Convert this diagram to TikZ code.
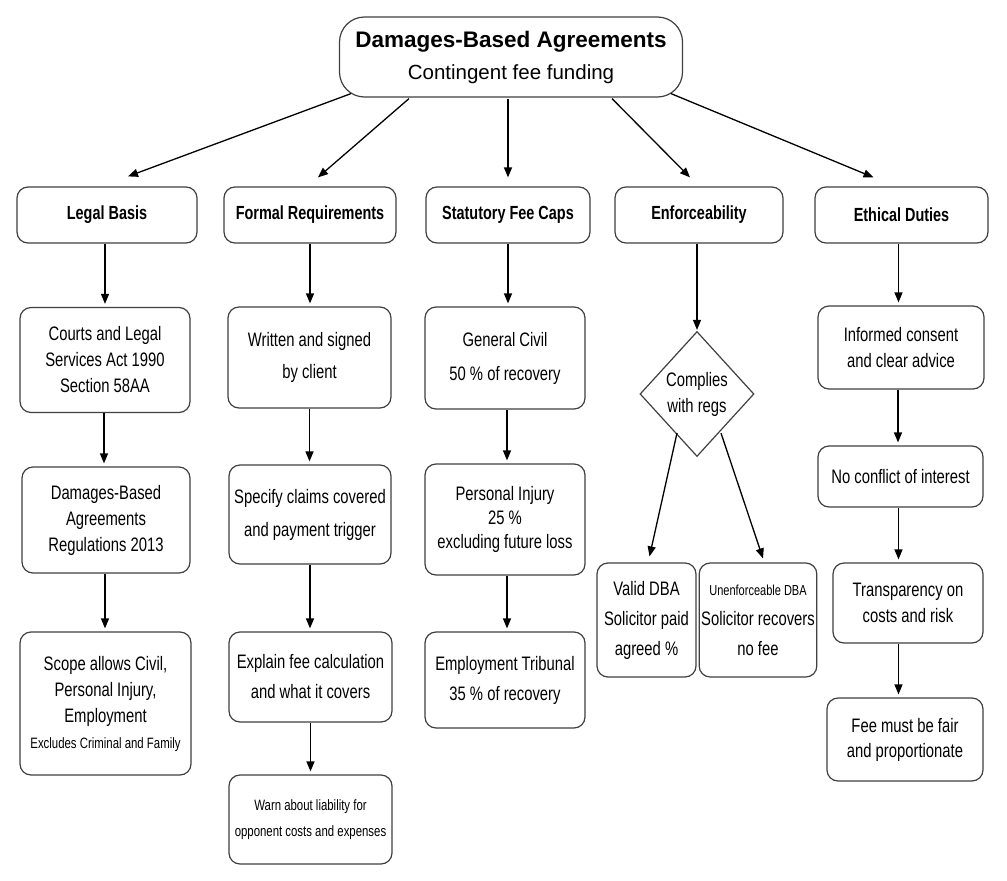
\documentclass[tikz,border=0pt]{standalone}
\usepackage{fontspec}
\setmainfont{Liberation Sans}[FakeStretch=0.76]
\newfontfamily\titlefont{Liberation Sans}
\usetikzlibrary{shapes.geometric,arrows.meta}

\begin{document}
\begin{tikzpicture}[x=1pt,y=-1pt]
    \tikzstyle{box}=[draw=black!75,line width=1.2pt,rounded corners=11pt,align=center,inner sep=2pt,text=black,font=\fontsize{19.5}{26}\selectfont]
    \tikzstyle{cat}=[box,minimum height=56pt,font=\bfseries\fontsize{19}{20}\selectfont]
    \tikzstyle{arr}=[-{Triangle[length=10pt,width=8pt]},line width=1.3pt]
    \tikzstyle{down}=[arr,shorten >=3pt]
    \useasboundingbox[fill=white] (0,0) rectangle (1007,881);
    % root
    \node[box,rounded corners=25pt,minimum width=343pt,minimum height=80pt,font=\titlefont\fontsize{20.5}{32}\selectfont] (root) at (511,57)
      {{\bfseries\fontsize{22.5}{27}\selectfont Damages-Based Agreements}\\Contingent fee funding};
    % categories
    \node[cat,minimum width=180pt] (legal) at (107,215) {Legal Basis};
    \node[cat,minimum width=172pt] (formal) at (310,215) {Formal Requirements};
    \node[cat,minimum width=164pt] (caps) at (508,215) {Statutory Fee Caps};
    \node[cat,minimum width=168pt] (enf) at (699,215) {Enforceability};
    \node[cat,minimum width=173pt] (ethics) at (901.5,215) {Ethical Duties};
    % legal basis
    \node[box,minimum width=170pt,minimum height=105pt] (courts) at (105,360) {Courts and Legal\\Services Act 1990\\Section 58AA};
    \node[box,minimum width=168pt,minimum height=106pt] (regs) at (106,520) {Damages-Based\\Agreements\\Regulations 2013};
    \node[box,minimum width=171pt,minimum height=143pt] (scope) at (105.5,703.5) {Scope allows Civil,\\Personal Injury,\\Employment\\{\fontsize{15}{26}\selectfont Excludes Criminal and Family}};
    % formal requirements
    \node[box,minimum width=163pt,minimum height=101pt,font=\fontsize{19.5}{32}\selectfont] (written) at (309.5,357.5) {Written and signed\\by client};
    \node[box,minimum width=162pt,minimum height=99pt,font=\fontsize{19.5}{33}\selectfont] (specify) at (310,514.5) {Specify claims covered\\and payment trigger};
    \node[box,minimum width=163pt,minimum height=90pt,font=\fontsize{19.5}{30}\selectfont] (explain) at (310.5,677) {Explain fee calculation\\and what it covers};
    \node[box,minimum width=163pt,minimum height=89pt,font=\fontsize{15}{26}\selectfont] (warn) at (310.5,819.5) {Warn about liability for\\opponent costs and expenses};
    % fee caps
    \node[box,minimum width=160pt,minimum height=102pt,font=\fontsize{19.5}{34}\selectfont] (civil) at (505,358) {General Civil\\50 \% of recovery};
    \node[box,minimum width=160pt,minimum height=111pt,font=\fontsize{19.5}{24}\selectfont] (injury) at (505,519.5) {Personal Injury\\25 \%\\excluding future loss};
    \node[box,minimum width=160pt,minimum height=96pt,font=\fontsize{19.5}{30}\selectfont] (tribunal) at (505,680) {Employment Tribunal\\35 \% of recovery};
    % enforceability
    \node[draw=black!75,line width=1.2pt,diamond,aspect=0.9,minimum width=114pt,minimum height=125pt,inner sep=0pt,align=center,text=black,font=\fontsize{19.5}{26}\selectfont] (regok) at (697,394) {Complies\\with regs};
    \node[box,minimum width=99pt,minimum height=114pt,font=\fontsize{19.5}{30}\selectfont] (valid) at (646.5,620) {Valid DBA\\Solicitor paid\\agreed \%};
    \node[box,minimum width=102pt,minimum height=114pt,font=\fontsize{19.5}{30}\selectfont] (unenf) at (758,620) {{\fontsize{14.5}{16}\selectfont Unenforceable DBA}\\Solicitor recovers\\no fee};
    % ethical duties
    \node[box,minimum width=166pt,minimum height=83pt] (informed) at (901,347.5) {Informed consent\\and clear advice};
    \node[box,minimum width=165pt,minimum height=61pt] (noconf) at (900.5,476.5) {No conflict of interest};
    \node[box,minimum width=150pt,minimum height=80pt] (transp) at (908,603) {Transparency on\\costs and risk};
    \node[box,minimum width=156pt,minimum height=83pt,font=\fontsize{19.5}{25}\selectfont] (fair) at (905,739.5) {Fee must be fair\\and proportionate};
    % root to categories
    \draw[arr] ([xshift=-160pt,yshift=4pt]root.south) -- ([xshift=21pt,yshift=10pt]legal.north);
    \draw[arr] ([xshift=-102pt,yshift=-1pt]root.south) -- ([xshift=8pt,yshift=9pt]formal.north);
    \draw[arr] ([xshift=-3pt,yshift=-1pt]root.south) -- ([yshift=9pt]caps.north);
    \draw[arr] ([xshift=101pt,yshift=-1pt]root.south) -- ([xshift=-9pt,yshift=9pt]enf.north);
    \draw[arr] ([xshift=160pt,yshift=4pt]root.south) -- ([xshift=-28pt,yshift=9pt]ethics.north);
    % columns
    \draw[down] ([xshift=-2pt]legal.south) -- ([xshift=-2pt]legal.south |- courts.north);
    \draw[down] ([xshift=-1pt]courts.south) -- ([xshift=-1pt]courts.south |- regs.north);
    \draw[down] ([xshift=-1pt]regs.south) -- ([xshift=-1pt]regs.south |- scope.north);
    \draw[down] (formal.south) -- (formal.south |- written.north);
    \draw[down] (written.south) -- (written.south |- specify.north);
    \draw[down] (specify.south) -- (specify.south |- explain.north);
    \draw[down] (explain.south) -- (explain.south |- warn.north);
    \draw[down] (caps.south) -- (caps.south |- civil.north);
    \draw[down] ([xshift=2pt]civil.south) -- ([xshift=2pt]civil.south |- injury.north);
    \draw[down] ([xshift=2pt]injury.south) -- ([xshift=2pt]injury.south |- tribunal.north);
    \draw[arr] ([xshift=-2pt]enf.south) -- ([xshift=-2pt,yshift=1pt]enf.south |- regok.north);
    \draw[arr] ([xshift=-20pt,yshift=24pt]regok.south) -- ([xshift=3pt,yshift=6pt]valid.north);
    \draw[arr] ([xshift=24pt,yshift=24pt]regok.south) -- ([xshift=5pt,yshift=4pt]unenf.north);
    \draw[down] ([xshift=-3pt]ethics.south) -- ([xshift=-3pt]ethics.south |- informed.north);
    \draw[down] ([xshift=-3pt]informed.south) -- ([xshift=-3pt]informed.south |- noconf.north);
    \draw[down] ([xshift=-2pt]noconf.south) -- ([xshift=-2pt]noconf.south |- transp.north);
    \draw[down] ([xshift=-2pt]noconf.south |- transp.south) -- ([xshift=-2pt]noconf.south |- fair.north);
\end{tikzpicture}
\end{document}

========

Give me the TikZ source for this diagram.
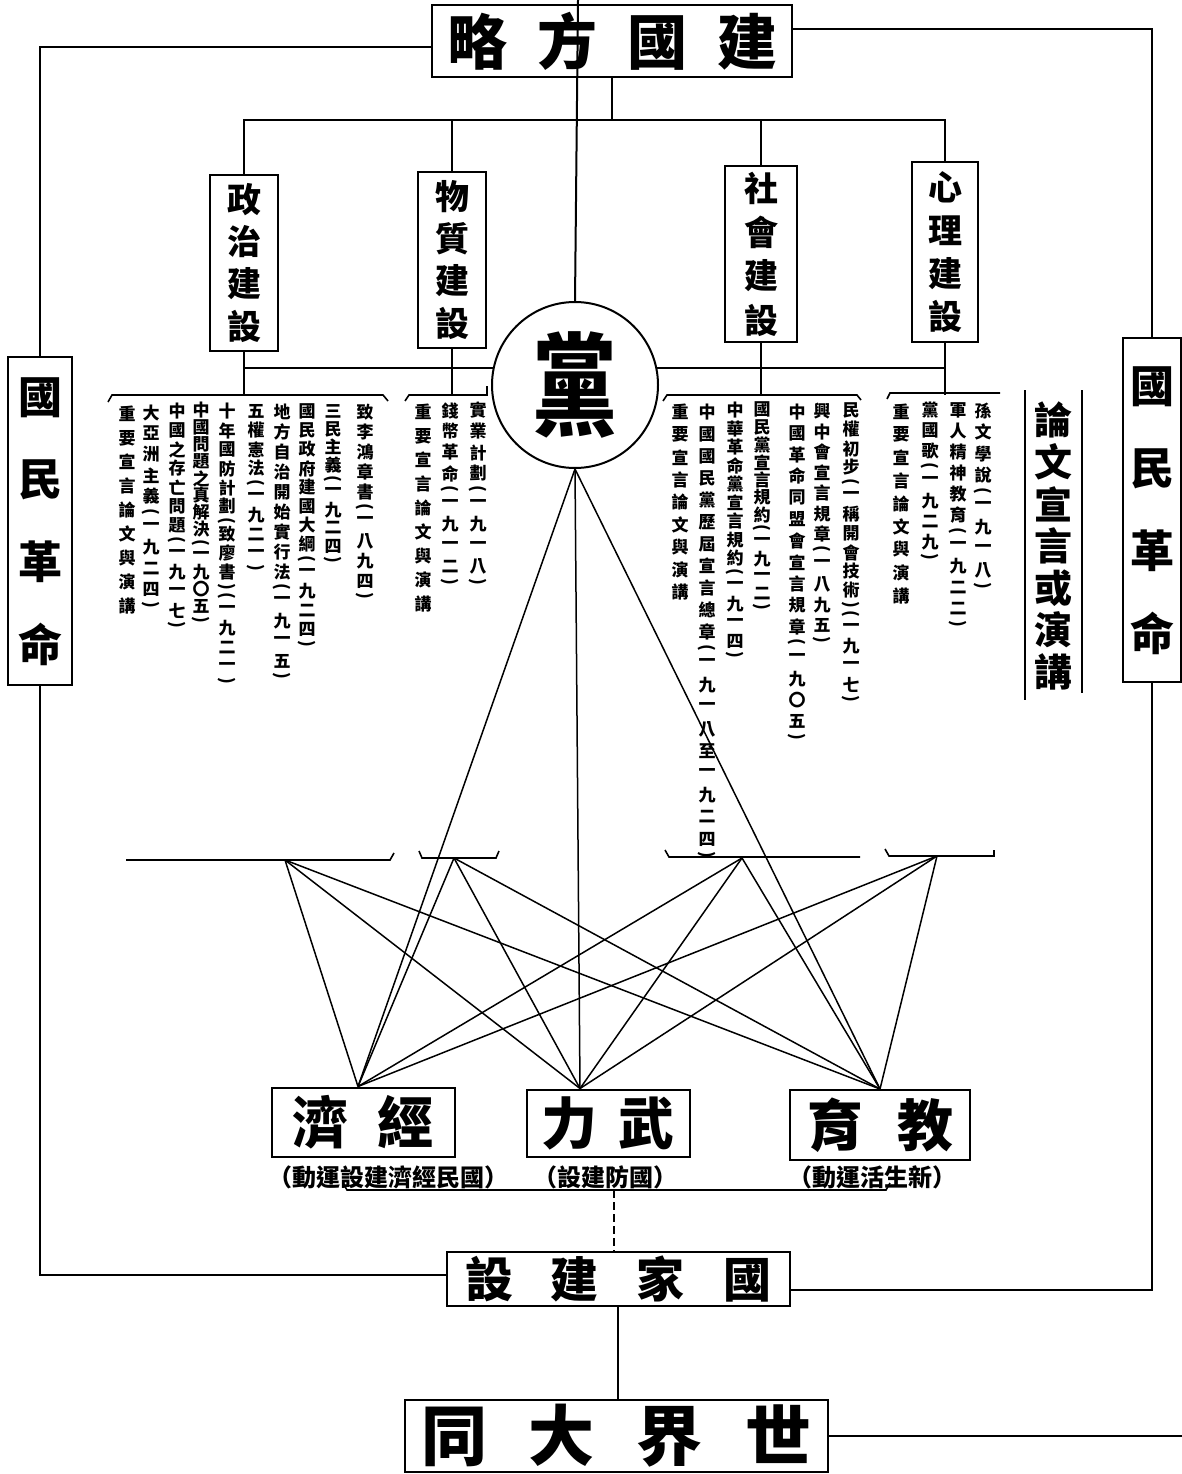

========

# Exercise aim
Out of the material above, gather each line where "diagram" appears.

# Exercise solution
Convert this diagram to TikZ code.
Give me the TikZ source for this diagram.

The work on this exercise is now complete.